If you turn to face waves full-on and try to surf them, it’s more fun. ‘Daily grace’, we christian-types call it, meaning that we’re trusting God for each day, and by the way, we’re not supposed to be living somewhere in the middle of next week anyway. “Just try and enjoy today”, I tell Fin, our man who likes a plan. It’s surprisingly counter-cultural to live like that here. I feel weird but then I feel exhilarated – we’re “off grid” for a few weeks or months, and it could be really interesting if we can live one day at a time. This is a nightmare, no it’s fabulous; well it’s a bit of a pain, or is it an opportunity? It’s a complete skive-off, no it’s emotionally gruelling; it’s great having the kids off school, no they’re horrendous, I need some space…. I honestly believe we can choose what to think, and therefore how to feel. “You are the boss of you, and those fears aren’t the boss so don’t let them in to you, you can beat them up”. (Dr. Fin’s wise counsel to his little brother when they were small. I think Isaac was too scared to go into the ‘Kidz Klub’ (!) at Butlins or something.)
The thing I churn over most is our home. Back in June, we saw a house that we really liked in Bloemfontein, and I have thought about it every day since. I believe God’s going to give us that house. I might be wrong, but I won’t mind sharing my wrongness with you. This last few weeks when things have stalled and become so bleuuuuugh, I’ve started to get a feeling of impending doom about it though, because time is running out to buy it. I presume we’d do a second pack which would have to include everything we need to live in a rented place until we properly unpack our container somewhere? I don’t really know, I’m just speculating. These are my exact words in my diary on the matter a few weeks ago:
DON’T make me rent!!! No no no. Just no. This crosses a line.”
I’m sure upon reading this, God was wringing his hands in panic: Aaaarrghh, He totally forgot … He hadn’t thought…? How could He have dropped this ball….? Why had nobody reminded Him….? Not. I have to call to mind that God gets times and places right. “From one man he made all the nations, that they should inhabit the earth; and he marked out their appointed times in history and the boundaries of their lands.” (Acts 17 v26)

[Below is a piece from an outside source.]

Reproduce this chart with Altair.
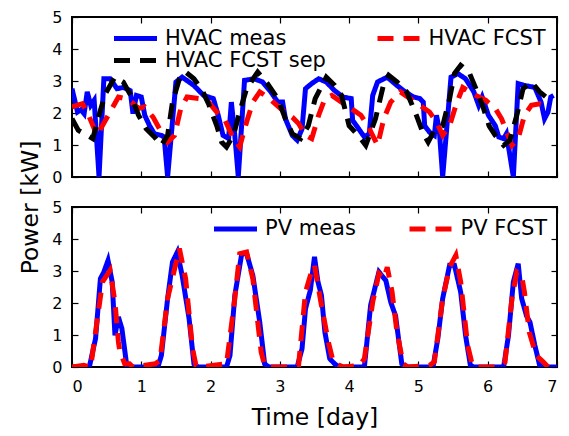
import altair as alt
import pandas as pd

FONT = "DejaVu Sans"

# ---------------- data ----------------
hvac_series = ["HVAC meas", "HVAC FCST sep", "HVAC FCST"]
hvac_colors = ["#0000ff", "#000000", "#ff0000"]

hvac_meas_t = [0.00, 0.08, 0.13, 0.175, 0.22, 0.27, 0.32, 0.39, 0.46, 0.55, 0.65, 0.74, 0.84, 0.88, 0.93,
               1.00, 1.05, 1.12, 1.19, 1.29, 1.33, 1.38, 1.50, 1.59, 1.76, 1.90, 2.04, 2.11, 2.18, 2.26,
               2.30, 2.35, 2.40, 2.49, 2.63, 2.75, 2.87, 2.97, 3.04, 3.08, 3.18, 3.25, 3.32, 3.37, 3.46,
               3.56, 3.67, 3.79, 3.91, 4.03, 4.05, 4.12, 4.22, 4.29, 4.34, 4.41, 4.55, 4.69, 4.81, 4.93,
               5.02, 5.07, 5.09, 5.16, 5.23, 5.26, 5.30, 5.35, 5.47, 5.57, 5.68, 5.80, 5.87, 5.92, 6.01,
               6.11, 6.16, 6.23, 6.27, 6.37, 6.44, 6.53, 6.68, 6.77, 6.82, 6.87, 6.91, 6.95]
hvac_meas_v = [2.76, 2.03, 2.10, 1.98, 2.66, 2.24, 2.40, 0.00, 3.07, 3.07, 2.76, 2.80, 2.70, 1.98, 2.55,
               2.50, 1.93, 1.60, 1.35, 1.30, 1.25, 0.00, 2.97, 3.12, 2.86, 2.55, 2.45, 1.93, 1.30, 1.20,
               2.34, 1.30, 0.00, 3.02, 3.07, 2.97, 2.66, 2.34, 2.34, 1.82, 1.30, 1.15, 1.50, 2.76, 2.92,
               3.07, 2.97, 2.70, 2.50, 2.45, 1.77, 1.56, 1.25, 1.35, 2.55, 2.97, 3.12, 2.86, 2.66, 2.50,
               2.45, 2.34, 1.60, 1.40, 1.30, 1.93, 1.50, 0.00, 3.12, 3.23, 3.07, 2.66, 2.24, 2.50, 1.93,
               1.60, 1.25, 1.20, 1.35, 0.00, 2.92, 2.86, 2.80, 2.34, 1.82, 2.03, 2.50, 2.55]

hvac_fcst_t = [0.00, 0.15, 0.22, 0.36, 0.55, 0.67, 0.77, 0.86, 0.96, 1.05, 1.17, 1.29, 1.38, 1.48, 1.57,
               1.66, 1.85, 1.97, 2.09, 2.21, 2.33, 2.42, 2.52, 2.61, 2.71, 2.85, 3.01, 3.18, 3.27, 3.37,
               3.46, 3.56, 3.65, 3.75, 3.89, 4.03, 4.17, 4.27, 4.41, 4.50, 4.60, 4.74, 4.88, 5.02, 5.16,
               5.26, 5.35, 5.45, 5.54, 5.64, 5.83, 5.97, 6.11, 6.20, 6.35, 6.44, 6.53, 6.63, 6.75, 6.85]
hvac_fcst_v = [2.19, 2.29, 2.03, 1.30, 2.03, 2.50, 2.45, 2.34, 2.14, 2.19, 1.87, 1.40, 1.09, 1.30, 2.14,
               2.50, 2.45, 2.34, 2.03, 1.77, 1.20, 0.94, 1.72, 2.34, 2.66, 2.45, 2.14, 1.87, 1.67, 1.30,
               1.20, 1.93, 2.45, 2.55, 2.34, 2.14, 1.93, 1.60, 0.99, 1.82, 2.34, 2.66, 2.45, 2.24, 2.03,
               1.72, 1.30, 1.60, 2.24, 2.80, 2.55, 2.40, 2.14, 1.82, 0.99, 1.20, 1.93, 2.24, 2.29, 2.25]

hvac_sep_t = [0.00, 0.09, 0.30, 0.39, 0.48, 0.62, 0.74, 0.86, 0.96, 1.07, 1.19, 1.29, 1.38, 1.45, 1.55,
              1.64, 1.76, 1.88, 1.97, 2.09, 2.16, 2.23, 2.33, 2.42, 2.52, 2.68, 2.82, 2.97, 3.08, 3.18,
              3.30, 3.41, 3.51, 3.67, 3.79, 3.89, 4.00, 4.15, 4.24, 4.38, 4.50, 4.57, 4.69, 4.83, 4.97,
              5.07, 5.14, 5.23, 5.35, 5.45, 5.52, 5.61, 5.73, 5.85, 5.94, 6.02, 6.11, 6.23, 6.32, 6.42,
              6.51, 6.63, 6.75, 6.87]
hvac_sep_v = [1.82, 1.46, 1.20, 1.93, 2.60, 3.12, 2.97, 2.50, 1.93, 1.51, 1.25, 0.99, 1.30, 2.34, 3.07,
              3.28, 3.07, 2.70, 2.29, 1.60, 1.09, 0.94, 1.30, 2.03, 2.76, 3.28, 2.92, 2.45, 1.82, 1.35,
              1.20, 1.60, 2.45, 3.12, 2.86, 2.55, 1.60, 1.25, 0.99, 1.82, 2.92, 3.18, 2.97, 2.66, 1.93,
              1.35, 1.09, 1.46, 1.60, 2.45, 3.23, 3.49, 3.28, 2.66, 2.14, 1.60, 1.30, 0.99, 1.15, 1.93,
              2.76, 2.97, 2.66, 2.45]

pv_series = ["PV meas", "PV FCST"]
pv_colors = ["#0000ff", "#ff0000"]

pv_meas_t = [0.00, 0.25, 0.34, 0.41, 0.46, 0.52, 0.58, 0.62, 0.67, 0.72, 0.79, 0.85,
             1.24, 1.29, 1.38, 1.45, 1.52, 1.59, 1.69, 1.76, 1.82,
             2.23, 2.28, 2.35, 2.45, 2.52, 2.61, 2.71, 2.78, 2.84,
             3.25, 3.32, 3.37, 3.44, 3.50, 3.55, 3.60, 3.65, 3.72, 3.79, 3.86,
             4.22, 4.31, 4.43, 4.53, 4.60, 4.67, 4.76, 4.82,
             5.21, 5.28, 5.35, 5.45, 5.52, 5.61, 5.68, 5.75, 5.80,
             6.23, 6.30, 6.37, 6.44, 6.49, 6.56, 6.61, 6.68, 6.75, 6.80, 7.00]
pv_meas_v = [0.00, 0.00, 0.89, 2.76, 2.97, 3.33, 2.66, 0.99, 1.56, 1.20, 0.05, 0.00,
             0.00, 0.36, 2.14, 3.28, 3.59, 2.86, 1.51, 0.10, 0.00,
             0.00, 0.36, 2.24, 3.54, 3.54, 2.86, 1.40, 0.10, 0.00,
             0.00, 0.57, 1.82, 2.40, 3.44, 2.66, 2.24, 1.09, 0.26, 0.10, 0.00,
             0.00, 1.93, 2.97, 2.70, 2.03, 1.60, 0.10, 0.00,
             0.00, 0.89, 2.14, 3.18, 3.18, 2.34, 0.99, 0.05, 0.00,
             0.00, 0.99, 2.66, 3.23, 2.14, 1.60, 1.40, 0.68, 0.05, 0.00, 0.00]

pv_fcst_t = [0.00, 0.17, 0.27, 0.34, 0.44, 0.55, 0.62, 0.67, 0.69, 0.76, 0.83, 0.88,
             1.20, 1.27, 1.38, 1.55, 1.64, 1.74, 1.79, 1.85,
             2.23, 2.35, 2.42, 2.52, 2.61, 2.73, 2.78, 2.85,
             3.08, 3.27, 3.37, 3.44, 3.50, 3.60, 3.70, 3.77, 3.86, 3.92,
             4.15, 4.22, 4.34, 4.43, 4.50, 4.55, 4.62, 4.69, 4.78, 4.85,
             5.16, 5.23, 5.35, 5.45, 5.54, 5.61, 5.71, 5.78, 5.85,
             6.16, 6.25, 6.35, 6.42, 6.49, 6.53, 6.60, 6.70, 6.80, 6.87, 7.00]
pv_fcst_v = [0.00, 0.05, 0.00, 1.09, 2.66, 3.02, 2.03, 0.78, 0.50, 0.10, 0.10, 0.00,
             0.10, 0.20, 2.14, 3.70, 2.76, 0.57, 0.05, 0.00,
             0.10, 2.14, 3.54, 3.59, 2.76, 0.47, 0.05, 0.00,
             0.00, 0.05, 2.34, 2.86, 3.18, 1.93, 0.78, 0.16, 0.05, 0.00,
             0.05, 0.26, 2.03, 2.92, 2.76, 3.12, 2.34, 1.09, 0.10, 0.00,
             0.05, 0.16, 2.14, 3.12, 3.49, 2.66, 0.68, 0.05, 0.00,
             0.00, 0.16, 2.14, 2.97, 2.86, 2.34, 1.09, 0.36, 0.16, 0.00, 0.00]

x_ticks = [0, 1, 2, 3, 4, 5, 6, 7]
y_ticks = [0, 1, 2, 3, 4, 5]


def long_frame(items):
    rows = []
    for name, ts, vs in items:
        for t, v in zip(ts, vs):
            rows.append({"t": t, "v": v, "series": name})
    return pd.DataFrame(rows)


hvac_df = long_frame([("HVAC meas", hvac_meas_t, hvac_meas_v),
                      ("HVAC FCST", hvac_fcst_t, hvac_fcst_v),
                      ("HVAC FCST sep", hvac_sep_t, hvac_sep_v)])
pv_df = long_frame([("PV meas", pv_meas_t, pv_meas_v),
                    ("PV FCST", pv_fcst_t, pv_fcst_v)])
guide_df = pd.DataFrame({"t": [0, 7], "v": [0, 5]})

W, H = 485, 160
SOLID = [1, 0]
DASH = [16, 10]

xs = alt.Scale(domain=[0, 7], nice=False, zero=False)
ys = alt.Scale(domain=[0, 5], nice=False)

tick_common = dict(labels=False, domain=False, grid=False, title=None, ticks=True,
                   tickSize=6, tickWidth=1.2, tickColor="black", minExtent=0)


def panel(df, domain, colors, dashes, lx, ly, colpad, bottom):
    legend = alt.Legend(title=None, orient="none", legendX=lx, legendY=ly, columns=2,
                        columnPadding=colpad, rowPadding=0, symbolSize=43 * 43,
                        symbolStrokeWidth=5, symbolType="stroke", labelFontSize=21,
                        labelFont=FONT, labelColor="black", labelOffset=5.5, clipHeight=21,
                        labelLimit=400, padding=0)
    if bottom:
        x_axis = alt.Axis(values=x_ticks, format="d", ticks=False, domain=False, grid=False,
                          labelFontSize=16, labelPadding=11, title="Time [day]",
                          titleFontSize=23.5, titlePadding=11.5, titleFontWeight="normal")
        y_axis = alt.Axis(values=y_ticks, format="d", ticks=False, domain=False, grid=False,
                          labelFontSize=16, labelPadding=10, title="Power [kW]", minExtent=0,
                          titleFontSize=23.5, titleFontWeight="normal", titleX=-35, titleY=0,
                          titleAngle=270, titleAlign="center", titleBaseline="alphabetic")
    else:
        x_axis = alt.Axis(values=x_ticks, labels=False, ticks=False, domain=False, grid=False,
                          title=None)
        y_axis = alt.Axis(values=y_ticks, format="d", ticks=False, domain=False, grid=False,
                          labelFontSize=16, labelPadding=10, title=None, minExtent=0)
    lines = alt.Chart(df).mark_line(strokeWidth=5, clip=True).encode(
        x=alt.X("t:Q", scale=xs, axis=x_axis),
        y=alt.Y("v:Q", scale=ys, axis=y_axis),
        color=alt.Color("series:N", scale=alt.Scale(domain=domain, range=colors), legend=legend),
        strokeDash=alt.StrokeDash("series:N", scale=alt.Scale(domain=domain, range=dashes),
                                  legend=legend),
    )
    ticks_a = alt.Chart(guide_df).mark_point(opacity=0).encode(
        x=alt.X("t:Q", scale=xs, axis=alt.Axis(orient="top", offset=-H, values=x_ticks, **tick_common)),
        y=alt.Y("v:Q", scale=ys, axis=alt.Axis(orient="right", offset=-W, values=y_ticks, **tick_common)),
    )
    ticks_b = alt.Chart(guide_df).mark_point(opacity=0).encode(
        x=alt.X("t:Q", scale=xs, axis=alt.Axis(orient="bottom", offset=-H, values=x_ticks, **tick_common)),
        y=alt.Y("v:Q", scale=ys, axis=alt.Axis(orient="left", offset=-W, values=y_ticks, **tick_common)),
    )
    return alt.layer(lines, ticks_a, ticks_b).resolve_axis(
        x="independent", y="independent").properties(width=W, height=H)


top = panel(hvac_df, hvac_series, hvac_colors, [SOLID, DASH, DASH], 39.5, 11, 48.5, False)
bottom = panel(pv_df, pv_series, pv_colors, [SOLID, DASH], 139.5, 11.5, 50.5, True)

chart = alt.vconcat(top, bottom, spacing=30, bounds="flush").resolve_scale(
    color="independent", strokeDash="independent"
).resolve_legend(
    color="independent", strokeDash="independent"
).properties(
    padding={"left": 8, "top": 0, "right": 0, "bottom": 0}
).configure(
    font=FONT
).configure_view(
    stroke="black", strokeWidth=2
).configure_axis(
    labelColor="black", titleColor="black", labelFont=FONT, titleFont=FONT
)

chart.save("out.html", embed_options={"renderer": "svg", "actions": False})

I’ve felt a lot less uptight about the situation this last week as I’ve been the boss of me. The SA estate agent didn’t write back, and our friends out there didn’t hear from her either. Everything went quiet….. boo hoo…. but it was OK. Then yesterday I heard that the Bandars are viewing ‘our’ house for us tomorrow!! Squeeeeak! Also, all of a sudden, our UK house had its survey. Everything might be working out perfectly! But then again it might not be. And both those scenarios are OK. (See scripture above.)
The surveyor came after an 8 week wait, and was gone within twelve minutes. After a few hours of draining family nothingness, we went for a bike ride and blew the cobwebs away: the day became easy to enjoy. Just look what is at the end of our road for goodness sake! What a setting to bring up kids…. we will miss it hugely, and it was very special to be free and able to appreciate it on an unexpectedly sunny day. One day enjoyed: tick.